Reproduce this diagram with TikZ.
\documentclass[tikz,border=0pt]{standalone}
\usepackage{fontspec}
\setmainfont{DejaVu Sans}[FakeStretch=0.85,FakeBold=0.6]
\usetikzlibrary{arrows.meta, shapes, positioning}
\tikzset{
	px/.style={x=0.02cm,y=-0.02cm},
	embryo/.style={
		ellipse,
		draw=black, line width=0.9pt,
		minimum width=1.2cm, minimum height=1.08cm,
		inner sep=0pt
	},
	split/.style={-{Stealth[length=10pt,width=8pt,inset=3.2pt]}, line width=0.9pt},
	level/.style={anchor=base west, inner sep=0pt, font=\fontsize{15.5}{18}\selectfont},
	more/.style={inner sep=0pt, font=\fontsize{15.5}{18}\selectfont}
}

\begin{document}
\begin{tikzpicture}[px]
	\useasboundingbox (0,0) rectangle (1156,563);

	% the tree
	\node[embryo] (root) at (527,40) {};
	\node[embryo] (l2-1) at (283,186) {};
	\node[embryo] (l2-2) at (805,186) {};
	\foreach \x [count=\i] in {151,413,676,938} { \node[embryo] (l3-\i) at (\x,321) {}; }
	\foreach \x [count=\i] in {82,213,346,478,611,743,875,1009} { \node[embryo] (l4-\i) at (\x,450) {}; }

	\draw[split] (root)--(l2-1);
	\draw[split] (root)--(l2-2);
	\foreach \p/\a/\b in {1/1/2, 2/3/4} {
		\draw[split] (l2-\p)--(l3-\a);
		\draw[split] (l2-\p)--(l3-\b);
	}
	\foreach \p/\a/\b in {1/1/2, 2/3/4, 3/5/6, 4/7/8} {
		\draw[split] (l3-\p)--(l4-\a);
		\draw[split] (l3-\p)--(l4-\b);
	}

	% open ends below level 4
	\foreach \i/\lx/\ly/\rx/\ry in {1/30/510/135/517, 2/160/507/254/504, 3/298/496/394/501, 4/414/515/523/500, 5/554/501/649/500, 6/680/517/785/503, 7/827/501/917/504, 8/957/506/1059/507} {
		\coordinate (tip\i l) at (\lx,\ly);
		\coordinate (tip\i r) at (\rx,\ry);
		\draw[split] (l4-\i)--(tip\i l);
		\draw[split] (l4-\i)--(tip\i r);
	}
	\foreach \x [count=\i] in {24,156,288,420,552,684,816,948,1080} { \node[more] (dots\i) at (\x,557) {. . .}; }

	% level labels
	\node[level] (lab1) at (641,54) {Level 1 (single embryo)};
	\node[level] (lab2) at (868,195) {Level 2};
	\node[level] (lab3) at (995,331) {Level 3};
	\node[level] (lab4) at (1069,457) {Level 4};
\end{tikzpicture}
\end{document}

● ● ● ●

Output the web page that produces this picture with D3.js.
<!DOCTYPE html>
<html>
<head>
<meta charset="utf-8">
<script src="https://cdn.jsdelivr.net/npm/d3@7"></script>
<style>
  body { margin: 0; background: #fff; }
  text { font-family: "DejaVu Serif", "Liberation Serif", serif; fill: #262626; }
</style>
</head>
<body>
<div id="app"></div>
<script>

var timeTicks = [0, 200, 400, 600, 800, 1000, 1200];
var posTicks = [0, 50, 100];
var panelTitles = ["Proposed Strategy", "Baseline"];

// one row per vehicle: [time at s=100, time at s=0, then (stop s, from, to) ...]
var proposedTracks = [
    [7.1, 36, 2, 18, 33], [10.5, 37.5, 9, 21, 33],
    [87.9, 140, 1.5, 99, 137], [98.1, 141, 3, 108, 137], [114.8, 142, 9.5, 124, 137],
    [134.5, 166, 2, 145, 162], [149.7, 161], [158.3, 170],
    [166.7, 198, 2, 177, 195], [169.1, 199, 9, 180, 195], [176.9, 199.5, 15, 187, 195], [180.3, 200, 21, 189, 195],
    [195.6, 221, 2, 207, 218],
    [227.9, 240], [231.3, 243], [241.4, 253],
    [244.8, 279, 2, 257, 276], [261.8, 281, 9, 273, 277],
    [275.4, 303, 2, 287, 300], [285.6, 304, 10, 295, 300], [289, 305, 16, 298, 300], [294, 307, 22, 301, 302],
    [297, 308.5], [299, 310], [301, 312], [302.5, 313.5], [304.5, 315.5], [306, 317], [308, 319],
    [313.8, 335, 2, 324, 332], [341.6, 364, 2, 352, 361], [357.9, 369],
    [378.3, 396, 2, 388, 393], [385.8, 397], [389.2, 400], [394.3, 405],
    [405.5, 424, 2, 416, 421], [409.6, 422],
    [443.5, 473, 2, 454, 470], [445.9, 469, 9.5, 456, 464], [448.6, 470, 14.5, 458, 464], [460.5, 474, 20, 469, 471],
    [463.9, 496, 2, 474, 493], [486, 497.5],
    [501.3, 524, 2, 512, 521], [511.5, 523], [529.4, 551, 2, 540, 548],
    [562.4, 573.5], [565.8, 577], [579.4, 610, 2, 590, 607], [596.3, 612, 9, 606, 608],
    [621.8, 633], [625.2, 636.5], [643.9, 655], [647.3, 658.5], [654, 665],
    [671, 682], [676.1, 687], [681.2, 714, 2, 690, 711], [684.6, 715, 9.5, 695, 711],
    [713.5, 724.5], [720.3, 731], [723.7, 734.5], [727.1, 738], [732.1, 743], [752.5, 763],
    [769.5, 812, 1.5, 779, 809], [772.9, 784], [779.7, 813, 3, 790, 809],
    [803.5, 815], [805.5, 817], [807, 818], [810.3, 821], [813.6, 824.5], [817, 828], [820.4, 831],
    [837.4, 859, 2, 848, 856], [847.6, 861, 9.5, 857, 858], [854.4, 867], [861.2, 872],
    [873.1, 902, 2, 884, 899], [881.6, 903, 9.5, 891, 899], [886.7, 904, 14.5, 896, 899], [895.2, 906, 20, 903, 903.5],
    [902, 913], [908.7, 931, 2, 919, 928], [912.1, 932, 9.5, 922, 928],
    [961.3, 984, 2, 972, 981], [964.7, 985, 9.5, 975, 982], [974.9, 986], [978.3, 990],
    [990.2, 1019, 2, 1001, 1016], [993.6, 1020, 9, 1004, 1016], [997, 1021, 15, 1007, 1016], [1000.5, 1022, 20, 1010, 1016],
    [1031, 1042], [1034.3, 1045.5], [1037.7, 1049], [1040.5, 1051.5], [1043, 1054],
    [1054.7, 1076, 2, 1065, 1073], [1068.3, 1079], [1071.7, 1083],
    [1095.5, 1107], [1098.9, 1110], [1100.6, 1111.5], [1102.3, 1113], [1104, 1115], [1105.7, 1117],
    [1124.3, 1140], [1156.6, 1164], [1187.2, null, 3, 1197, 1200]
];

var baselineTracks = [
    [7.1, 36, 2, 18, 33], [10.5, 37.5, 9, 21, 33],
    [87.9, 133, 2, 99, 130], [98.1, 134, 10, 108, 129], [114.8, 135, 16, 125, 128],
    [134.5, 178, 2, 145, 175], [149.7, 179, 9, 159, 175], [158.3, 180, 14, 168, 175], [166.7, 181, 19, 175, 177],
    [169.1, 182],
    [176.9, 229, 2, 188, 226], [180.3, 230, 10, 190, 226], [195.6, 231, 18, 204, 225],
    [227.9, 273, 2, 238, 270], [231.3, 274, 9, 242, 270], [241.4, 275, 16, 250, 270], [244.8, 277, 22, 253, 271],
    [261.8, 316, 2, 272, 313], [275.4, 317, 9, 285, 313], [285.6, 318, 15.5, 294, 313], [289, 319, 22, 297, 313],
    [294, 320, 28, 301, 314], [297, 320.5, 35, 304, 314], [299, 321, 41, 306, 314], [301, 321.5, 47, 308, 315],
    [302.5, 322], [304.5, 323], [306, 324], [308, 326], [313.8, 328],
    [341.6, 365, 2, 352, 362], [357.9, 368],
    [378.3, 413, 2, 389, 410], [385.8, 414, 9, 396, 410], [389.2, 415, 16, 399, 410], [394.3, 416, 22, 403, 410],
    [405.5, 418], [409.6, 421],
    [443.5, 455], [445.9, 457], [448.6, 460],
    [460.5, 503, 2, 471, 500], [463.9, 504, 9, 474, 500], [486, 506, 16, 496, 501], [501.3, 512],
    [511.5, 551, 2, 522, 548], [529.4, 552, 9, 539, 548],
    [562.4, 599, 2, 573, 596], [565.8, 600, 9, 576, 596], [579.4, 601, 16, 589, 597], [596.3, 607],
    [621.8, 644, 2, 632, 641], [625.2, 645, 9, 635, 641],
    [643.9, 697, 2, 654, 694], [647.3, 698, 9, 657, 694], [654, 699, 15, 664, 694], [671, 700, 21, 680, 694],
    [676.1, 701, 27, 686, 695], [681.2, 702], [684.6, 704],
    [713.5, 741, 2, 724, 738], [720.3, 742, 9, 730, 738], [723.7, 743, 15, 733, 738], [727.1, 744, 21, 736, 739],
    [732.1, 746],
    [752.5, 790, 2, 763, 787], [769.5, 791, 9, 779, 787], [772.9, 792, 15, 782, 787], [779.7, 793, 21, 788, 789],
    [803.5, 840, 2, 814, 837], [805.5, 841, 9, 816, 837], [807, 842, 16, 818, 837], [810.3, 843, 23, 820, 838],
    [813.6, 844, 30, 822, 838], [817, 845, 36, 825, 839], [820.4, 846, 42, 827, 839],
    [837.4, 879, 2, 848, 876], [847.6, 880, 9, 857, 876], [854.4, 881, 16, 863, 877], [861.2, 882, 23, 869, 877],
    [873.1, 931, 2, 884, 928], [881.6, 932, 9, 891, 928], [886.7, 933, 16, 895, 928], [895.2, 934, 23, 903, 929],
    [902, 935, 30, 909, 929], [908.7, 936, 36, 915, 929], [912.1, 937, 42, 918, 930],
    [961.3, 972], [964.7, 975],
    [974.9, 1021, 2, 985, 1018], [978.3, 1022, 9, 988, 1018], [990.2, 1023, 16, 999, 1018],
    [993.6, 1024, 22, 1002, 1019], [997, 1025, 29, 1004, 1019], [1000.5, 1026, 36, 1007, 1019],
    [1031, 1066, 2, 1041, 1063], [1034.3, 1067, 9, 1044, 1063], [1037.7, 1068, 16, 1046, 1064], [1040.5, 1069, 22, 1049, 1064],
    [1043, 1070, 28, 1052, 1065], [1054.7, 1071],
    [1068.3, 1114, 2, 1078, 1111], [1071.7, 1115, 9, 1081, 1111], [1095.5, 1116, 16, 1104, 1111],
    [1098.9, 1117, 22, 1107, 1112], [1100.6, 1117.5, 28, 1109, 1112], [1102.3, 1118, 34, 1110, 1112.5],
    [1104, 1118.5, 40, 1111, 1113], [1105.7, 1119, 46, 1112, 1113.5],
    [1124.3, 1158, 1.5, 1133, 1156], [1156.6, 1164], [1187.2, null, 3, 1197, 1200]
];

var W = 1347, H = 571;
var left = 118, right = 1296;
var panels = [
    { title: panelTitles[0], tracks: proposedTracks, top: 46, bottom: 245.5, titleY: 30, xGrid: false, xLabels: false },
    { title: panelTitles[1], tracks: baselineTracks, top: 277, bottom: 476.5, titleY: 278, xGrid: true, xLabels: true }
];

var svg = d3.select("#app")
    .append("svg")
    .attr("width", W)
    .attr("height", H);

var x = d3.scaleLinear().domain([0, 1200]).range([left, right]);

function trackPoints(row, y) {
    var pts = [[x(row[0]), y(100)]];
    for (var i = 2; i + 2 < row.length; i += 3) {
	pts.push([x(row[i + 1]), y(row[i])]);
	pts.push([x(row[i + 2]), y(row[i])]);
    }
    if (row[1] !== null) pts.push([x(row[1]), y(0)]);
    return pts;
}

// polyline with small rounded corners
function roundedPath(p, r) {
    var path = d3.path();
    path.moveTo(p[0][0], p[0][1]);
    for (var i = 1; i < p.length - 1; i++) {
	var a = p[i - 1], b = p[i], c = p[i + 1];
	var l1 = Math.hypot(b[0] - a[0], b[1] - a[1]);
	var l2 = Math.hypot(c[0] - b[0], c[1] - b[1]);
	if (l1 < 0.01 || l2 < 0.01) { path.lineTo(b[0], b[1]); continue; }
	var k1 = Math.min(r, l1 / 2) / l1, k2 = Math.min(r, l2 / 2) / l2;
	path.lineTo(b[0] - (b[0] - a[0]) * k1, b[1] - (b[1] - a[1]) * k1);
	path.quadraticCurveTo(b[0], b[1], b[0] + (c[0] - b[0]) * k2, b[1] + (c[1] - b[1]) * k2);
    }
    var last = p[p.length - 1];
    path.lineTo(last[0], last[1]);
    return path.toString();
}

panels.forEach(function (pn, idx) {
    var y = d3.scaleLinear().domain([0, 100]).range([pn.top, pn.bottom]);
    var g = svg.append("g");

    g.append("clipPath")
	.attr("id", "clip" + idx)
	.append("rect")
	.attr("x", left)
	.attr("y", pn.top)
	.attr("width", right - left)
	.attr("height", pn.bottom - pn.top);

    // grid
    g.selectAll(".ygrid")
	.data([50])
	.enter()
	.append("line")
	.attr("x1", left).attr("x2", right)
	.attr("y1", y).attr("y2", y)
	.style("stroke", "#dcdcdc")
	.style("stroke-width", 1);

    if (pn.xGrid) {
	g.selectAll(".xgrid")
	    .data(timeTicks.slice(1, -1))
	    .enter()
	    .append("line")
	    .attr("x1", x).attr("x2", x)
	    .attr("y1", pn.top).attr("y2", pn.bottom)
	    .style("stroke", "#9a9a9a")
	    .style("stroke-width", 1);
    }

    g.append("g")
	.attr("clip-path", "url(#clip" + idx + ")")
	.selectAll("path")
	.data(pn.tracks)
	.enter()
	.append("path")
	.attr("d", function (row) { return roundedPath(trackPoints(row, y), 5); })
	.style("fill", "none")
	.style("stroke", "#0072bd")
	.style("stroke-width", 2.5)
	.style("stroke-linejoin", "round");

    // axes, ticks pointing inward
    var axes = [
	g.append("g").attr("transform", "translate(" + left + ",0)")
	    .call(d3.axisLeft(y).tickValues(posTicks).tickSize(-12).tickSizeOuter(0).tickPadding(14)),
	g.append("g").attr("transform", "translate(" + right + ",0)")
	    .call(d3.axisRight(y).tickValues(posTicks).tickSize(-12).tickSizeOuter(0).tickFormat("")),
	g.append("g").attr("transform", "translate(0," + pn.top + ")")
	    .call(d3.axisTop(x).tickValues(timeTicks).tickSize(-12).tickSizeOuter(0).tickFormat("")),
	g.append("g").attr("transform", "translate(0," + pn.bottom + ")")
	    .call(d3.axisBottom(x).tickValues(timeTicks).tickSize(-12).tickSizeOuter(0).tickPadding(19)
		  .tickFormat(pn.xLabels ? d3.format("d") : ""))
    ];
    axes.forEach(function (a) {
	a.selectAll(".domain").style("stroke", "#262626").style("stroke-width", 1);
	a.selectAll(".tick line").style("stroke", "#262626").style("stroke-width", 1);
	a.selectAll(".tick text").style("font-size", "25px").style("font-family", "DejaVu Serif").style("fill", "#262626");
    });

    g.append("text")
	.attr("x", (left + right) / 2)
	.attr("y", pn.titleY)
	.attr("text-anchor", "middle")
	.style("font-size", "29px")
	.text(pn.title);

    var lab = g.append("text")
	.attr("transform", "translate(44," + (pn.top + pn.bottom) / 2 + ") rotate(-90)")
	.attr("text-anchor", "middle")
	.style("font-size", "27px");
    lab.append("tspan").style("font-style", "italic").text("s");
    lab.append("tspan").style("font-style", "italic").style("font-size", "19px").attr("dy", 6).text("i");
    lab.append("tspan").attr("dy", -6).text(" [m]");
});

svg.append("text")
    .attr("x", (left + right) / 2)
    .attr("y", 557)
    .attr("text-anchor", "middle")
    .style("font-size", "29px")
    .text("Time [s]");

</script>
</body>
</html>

● ● ● ●

Repeat exactly the lines from the one that contains "Reproduce this diagram with TikZ." through the one that contains "(dots\i) at (\x,557)", and only those.

EXERCISE ANSWER:
Reproduce this diagram with TikZ.
\documentclass[tikz,border=0pt]{standalone}
\usepackage{fontspec}
\setmainfont{DejaVu Sans}[FakeStretch=0.85,FakeBold=0.6]
\usetikzlibrary{arrows.meta, shapes, positioning}
\tikzset{
	px/.style={x=0.02cm,y=-0.02cm},
	embryo/.style={
		ellipse,
		draw=black, line width=0.9pt,
		minimum width=1.2cm, minimum height=1.08cm,
		inner sep=0pt
	},
	split/.style={-{Stealth[length=10pt,width=8pt,inset=3.2pt]}, line width=0.9pt},
	level/.style={anchor=base west, inner sep=0pt, font=\fontsize{15.5}{18}\selectfont},
	more/.style={inner sep=0pt, font=\fontsize{15.5}{18}\selectfont}
}

\begin{document}
\begin{tikzpicture}[px]
	\useasboundingbox (0,0) rectangle (1156,563);

	% the tree
	\node[embryo] (root) at (527,40) {};
	\node[embryo] (l2-1) at (283,186) {};
	\node[embryo] (l2-2) at (805,186) {};
	\foreach \x [count=\i] in {151,413,676,938} { \node[embryo] (l3-\i) at (\x,321) {}; }
	\foreach \x [count=\i] in {82,213,346,478,611,743,875,1009} { \node[embryo] (l4-\i) at (\x,450) {}; }

	\draw[split] (root)--(l2-1);
	\draw[split] (root)--(l2-2);
	\foreach \p/\a/\b in {1/1/2, 2/3/4} {
		\draw[split] (l2-\p)--(l3-\a);
		\draw[split] (l2-\p)--(l3-\b);
	}
	\foreach \p/\a/\b in {1/1/2, 2/3/4, 3/5/6, 4/7/8} {
		\draw[split] (l3-\p)--(l4-\a);
		\draw[split] (l3-\p)--(l4-\b);
	}

	% open ends below level 4
	\foreach \i/\lx/\ly/\rx/\ry in {1/30/510/135/517, 2/160/507/254/504, 3/298/496/394/501, 4/414/515/523/500, 5/554/501/649/500, 6/680/517/785/503, 7/827/501/917/504, 8/957/506/1059/507} {
		\coordinate (tip\i l) at (\lx,\ly);
		\coordinate (tip\i r) at (\rx,\ry);
		\draw[split] (l4-\i)--(tip\i l);
		\draw[split] (l4-\i)--(tip\i r);
	}
	\foreach \x [count=\i] in {24,156,288,420,552,684,816,948,1080} { \node[more] (dots\i) at (\x,557) {. . .}; }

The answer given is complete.